Saturday, August 25, 2007

First Principles

Well, it's been one heck of a week. With all of the insanity going on around us, sometimes it's best to take a step back and return to first principles. One of those is the Business Cycle - you know that thing that the Fed has supposedly abolished? The two questions that come to mind immediately are "why did the cycle exist?" and "how did the Fed get rid of it?"


The first one is easy. Economic cycles have existed throughout our history and always will exist as long as emotional humans are making economic decisions. The National Bureau of Economic Research has tracked US economic cycles going back to the mid-19th century. In the immediate postwar period, the cycles became more predictable as the Fed began to regulate them and induce the occasional recession to purge excesses before the market did it for them. During this period, it was discovered that the cycle could be manipulated though not controlled. The typical pattern was roughly three years of expansion, followed by a 12 month recession. The only major exception was the long expansion which lasted through most of the 1960s. The excesses from that one contributed to the really ugly decade that followed - and I'm not just talking about disco and afros for white guys either.

Unfortunately, other than Paul Volcker the Fed seemingly learned little from that experience. After Saint Paul imposed a painful but effective remedy for inflation, his successor Alan Greenspan embarked on a policy of continuous credit expansion. This has "worked" in the sense that economic growth was sustained over a long period, few setbacks were encountered and those were short and shallow. But the price was a crumbling economic foundation. Consumption became the dominant basis of the economy. Consumption growth was funded first with falling savings, then with growing debt.

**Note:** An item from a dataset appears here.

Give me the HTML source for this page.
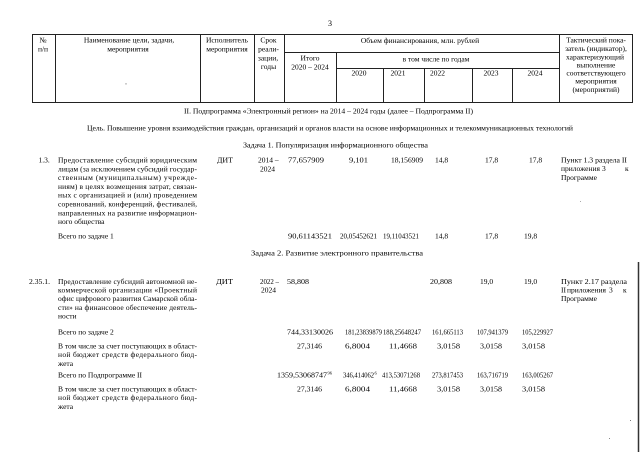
<!DOCTYPE html>
<html>
<head>
<meta charset="utf-8">
<style>
  html, body { margin:0; padding:0; background:#fff; }
  svg { display:block; }
  text { font-family: "Liberation Serif", "Noto Serif CJK SC", serif; }
</style>
</head>
<body>
<svg width="640" height="452" viewBox="0 0 640 452" xmlns="http://www.w3.org/2000/svg" font-size="7.5" fill="#000">
  <rect x="0" y="0" width="640" height="452" fill="#fff"/>

  <!-- page number -->
  <text x="330" y="26" font-size="8" text-anchor="middle">3</text>

  <!-- table header grid -->
  <g stroke="#222" stroke-width="1" fill="none" shape-rendering="crispEdges">
    <rect x="32.5" y="34.5" width="600" height="68"/>
    <line x1="55.5" y1="34.5" x2="55.5" y2="102.5"/>
    <line x1="200.5" y1="34.5" x2="200.5" y2="102.5"/>
    <line x1="254.5" y1="34.5" x2="254.5" y2="102.5"/>
    <line x1="284.5" y1="34.5" x2="284.5" y2="102.5"/>
    <line x1="559.5" y1="34.5" x2="559.5" y2="102.5"/>
    <line x1="284.5" y1="52.5" x2="559.5" y2="52.5"/>
    <line x1="336.5" y1="52.5" x2="336.5" y2="102.5"/>
    <line x1="336.5" y1="68.5" x2="559.5" y2="68.5"/>
    <line x1="383.5" y1="68.5" x2="383.5" y2="102.5"/>
    <line x1="424.5" y1="68.5" x2="424.5" y2="102.5"/>
    <line x1="472.5" y1="68.5" x2="472.5" y2="102.5"/>
    <line x1="512.5" y1="68.5" x2="512.5" y2="102.5"/>
  </g>

  <!-- right scan edge line -->
  <line x1="638.5" y1="262" x2="638.5" y2="452" stroke="#333" stroke-width="1.5"/>

  <!-- header text -->
  <g text-anchor="middle">
    <text x="43" y="42.5">№</text>
    <text x="43" y="51.5">п/п</text>

    <text x="129" y="42.5">Наименование цели, задачи,</text>
    <text x="128" y="51.5">мероприятия</text>

    <text x="227" y="42.5">Исполнитель</text>
    <text x="227" y="51.5">мероприятия</text>

    <text x="268.5" y="42.5">Срок</text>
    <text x="268.5" y="51.5">реали-</text>
    <text x="268" y="60.5">зации,</text>
    <text x="268.5" y="69">годы</text>

    <text x="420" y="43">Объем финансирования, млн. рублей</text>
    <text x="310" y="60.5">Итого</text>
    <text x="310" y="69.5">2020 – 2024</text>
    <text x="436" y="61.5">в том числе по годам</text>

    <text x="359" y="75.5">2020</text>
    <text x="398" y="75.5">2021</text>
    <text x="437.5" y="75.5">2022</text>
    <text x="491" y="75.5">2023</text>
    <text x="535" y="75.5">2024</text>

    <text x="596" y="42.5">Тактический пока-</text>
    <text x="596" y="51.2">затель (индикатор),</text>
    <text x="595" y="59.5">характеризующий</text>
    <text x="596" y="67.5">выполнение</text>
    <text x="596" y="75.5">соответствующего</text>
    <text x="596" y="83.5">мероприятия</text>
    <text x="596" y="92">(мероприятий)</text>
  </g>
  <rect x="125" y="83.5" width="2" height="0.8" fill="#999"/>

  <!-- section titles -->
  <text x="184" y="113.5" textLength="289" lengthAdjust="spacingAndGlyphs">II. Подпрограмма «Электронный регион» на 2014 – 2024 годы (далее – Подпрограмма II)</text>
  <text x="87" y="130.5" textLength="486" lengthAdjust="spacingAndGlyphs">Цель. Повышение уровня взаимодействия граждан, организаций и органов власти на основе информационных и телекоммуникационных технологий</text>
  <text x="243" y="147.5" textLength="185" lengthAdjust="spacingAndGlyphs">Задача 1. Популяризация информационного общества</text>

  <!-- row 1.3 -->
  <text x="38.5" y="162.5">1.3.</text>
  <text x="58" y="162.5" textLength="139">Предоставление субсидий юридическим</text>
  <text x="58" y="171.3" textLength="139">лицам (за исключением субсидий государ-</text>
  <text x="58" y="180.1" textLength="139">ственным (муниципальным) учрежде-</text>
  <text x="58" y="188.9" textLength="139">ниям) в целях возмещения затрат, связан-</text>
  <text x="58" y="197.7" textLength="139">ных с организацией и (или) проведением</text>
  <text x="58" y="206.5" textLength="139">соревнований, конференций, фестивалей,</text>
  <text x="58" y="215.3" textLength="139">направленных на развитие информацион-</text>
  <text x="58" y="224.1">ного общества</text>

  <text x="217" y="162.5" textLength="16" lengthAdjust="spacingAndGlyphs">ДИТ</text>
  <text x="258" y="162.5">2014 –</text>
  <text x="267.5" y="171.3" text-anchor="middle">2024</text>
  <text x="288" y="162.5" textLength="36" lengthAdjust="spacingAndGlyphs">77,657909</text>
  <text x="349" y="162.5" textLength="19" lengthAdjust="spacingAndGlyphs">9,101</text>
  <text x="391" y="162.5" textLength="32" lengthAdjust="spacingAndGlyphs">18,156909</text>
  <text x="435" y="162.5">14,8</text>
  <text x="485" y="162.5">17,8</text>
  <text x="529" y="162.5">17,8</text>
  <text x="561" y="162.5" textLength="66" lengthAdjust="spacingAndGlyphs">Пункт 1.3 раздела II</text>
  <text x="561" y="171.2">приложения</text>
  <text x="602" y="171.2">3</text>
  <text x="625" y="171.2">к</text>
  <text x="561" y="179.9">Программе</text>
  <rect x="580" y="201" width="1" height="1" fill="#aaa"/>

  <!-- total task 1 -->
  <text x="58" y="238.5">Всего по задаче 1</text>
  <text x="288" y="238.5" textLength="44" lengthAdjust="spacingAndGlyphs">90,61143521</text>
  <text x="340" y="238.5" textLength="37" lengthAdjust="spacingAndGlyphs">20,05452621</text>
  <text x="383" y="238.5" textLength="36" lengthAdjust="spacingAndGlyphs">19,11043521</text>
  <text x="435" y="238.5">14,8</text>
  <text x="485" y="238.5">17,8</text>
  <text x="524" y="238.5">19,8</text>

  <text x="251" y="255.5" textLength="172" lengthAdjust="spacingAndGlyphs">Задача 2. Развитие электронного правительства</text>

  <!-- row 2.35.1 -->
  <text x="29" y="284" textLength="21" lengthAdjust="spacingAndGlyphs">2.35.1.</text>
  <text x="58" y="284" textLength="139">Предоставление субсидий автономной не-</text>
  <text x="58" y="292.6" textLength="139">коммерческой организации «Проектный</text>
  <text x="58" y="301.2" textLength="139">офис цифрового развития Самарской обла-</text>
  <text x="58" y="309.8" textLength="139">сти» на финансовое обеспечение деятель-</text>
  <text x="58" y="318.4">ности</text>

  <text x="216" y="284" textLength="17" lengthAdjust="spacingAndGlyphs">ДИТ</text>
  <text x="260" y="284" textLength="19" lengthAdjust="spacingAndGlyphs">2022 –</text>
  <text x="268.5" y="292.6" text-anchor="middle">2024</text>
  <text x="287" y="284" textLength="22" lengthAdjust="spacingAndGlyphs">58,808</text>
  <text x="430" y="284" textLength="22" lengthAdjust="spacingAndGlyphs">20,808</text>
  <text x="480" y="284">19,0</text>
  <text x="524" y="284">19,0</text>
  <text x="561" y="284" textLength="66" lengthAdjust="spacingAndGlyphs">Пункт 2.17 раздела</text>
  <text x="561" y="292.6">II</text>
  <text x="567" y="292.6">приложения</text>
  <text x="609" y="292.6">3</text>
  <text x="623" y="292.6">к</text>
  <text x="561" y="301.2">Программе</text>

  <!-- total task 2 -->
  <text x="58" y="334.5">Всего по задаче 2</text>
  <text x="287" y="334.5" textLength="46" lengthAdjust="spacingAndGlyphs">744,33130026</text>
  <text x="345" y="334.5" textLength="37" lengthAdjust="spacingAndGlyphs">181,23839879</text>
  <text x="383" y="334.5" textLength="38" lengthAdjust="spacingAndGlyphs">188,25648247</text>
  <text x="432" y="334.5" textLength="31" lengthAdjust="spacingAndGlyphs">161,665113</text>
  <text x="477" y="334.5" textLength="31" lengthAdjust="spacingAndGlyphs">107,941379</text>
  <text x="522" y="334.5" textLength="31" lengthAdjust="spacingAndGlyphs">105,229927</text>

  <text x="58" y="348.5" textLength="139">В том числе за счет поступающих в област-</text>
  <text x="58" y="357.2" textLength="139">ной бюджет средств федерального бюд-</text>
  <text x="58" y="365.9">жета</text>
  <text x="297" y="348.5" textLength="25" lengthAdjust="spacingAndGlyphs">27,3146</text>
  <text x="345" y="348.5" textLength="25" lengthAdjust="spacingAndGlyphs">6,8004</text>
  <text x="389" y="348.5" textLength="28" lengthAdjust="spacingAndGlyphs">11,4668</text>
  <text x="437" y="348.5" textLength="23" lengthAdjust="spacingAndGlyphs">3,0158</text>
  <text x="480" y="348.5" textLength="22" lengthAdjust="spacingAndGlyphs">3,0158</text>
  <text x="522" y="348.5" textLength="23" lengthAdjust="spacingAndGlyphs">3,0158</text>

  <!-- total subprogram -->
  <text x="58" y="377.5">Всего по Подпрограмме II</text>
  <text x="277" y="377.5" textLength="50" lengthAdjust="spacingAndGlyphs">1359,53068747</text>
  <text x="327.5" y="374.5" font-size="4.5">96</text>
  <text x="343" y="377.5" textLength="31" lengthAdjust="spacingAndGlyphs">346,414062</text>
  <text x="374.5" y="374.5" font-size="4.5">6</text>
  <text x="382" y="377.5" textLength="38" lengthAdjust="spacingAndGlyphs">413,53071268</text>
  <text x="432" y="377.5" textLength="31" lengthAdjust="spacingAndGlyphs">273,817453</text>
  <text x="477" y="377.5" textLength="31" lengthAdjust="spacingAndGlyphs">163,716719</text>
  <text x="522" y="377.5" textLength="31" lengthAdjust="spacingAndGlyphs">163,005267</text>

  <text x="58" y="391.5" textLength="139">В том числе за счет поступающих в област-</text>
  <text x="58" y="400.2" textLength="139">ной бюджет средств федерального бюд-</text>
  <text x="58" y="408.9">жета</text>
  <text x="297" y="391.5" textLength="25" lengthAdjust="spacingAndGlyphs">27,3146</text>
  <text x="345" y="391.5" textLength="25" lengthAdjust="spacingAndGlyphs">6,8004</text>
  <text x="389" y="391.5" textLength="28" lengthAdjust="spacingAndGlyphs">11,4668</text>
  <text x="437" y="391.5" textLength="23" lengthAdjust="spacingAndGlyphs">3,0158</text>
  <text x="480" y="391.5" textLength="22" lengthAdjust="spacingAndGlyphs">3,0158</text>
  <text x="522" y="391.5" textLength="23" lengthAdjust="spacingAndGlyphs">3,0158</text>

  <!-- scan specks -->
  <rect x="630" y="420" width="1" height="1" fill="#777"/>
  <rect x="609" y="438" width="1" height="1" fill="#888"/>
</svg>
</body>
</html>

The major collapses in the savings rate came during the 1990s as it fell from 7% to 2% and again after 2002 when it went from 2% to negative.

We essentially outsourced the necessary but burdensome job of saving to Asia. Few economists seem to have drawn any connection between the outsourcing of manufacturing and of savings. Manufacturing requires investment and investment requires savings. It would seem reasonable that the nations which save and invest in the real economy (not just financial paper) would increase their manufacturing and that seems to be the case. The US is left with little savings, heavy debt, bad loans and a weakened manufacturing base. The cycle has not been abolished. It has simply been stretched and distorted beyond all recognition.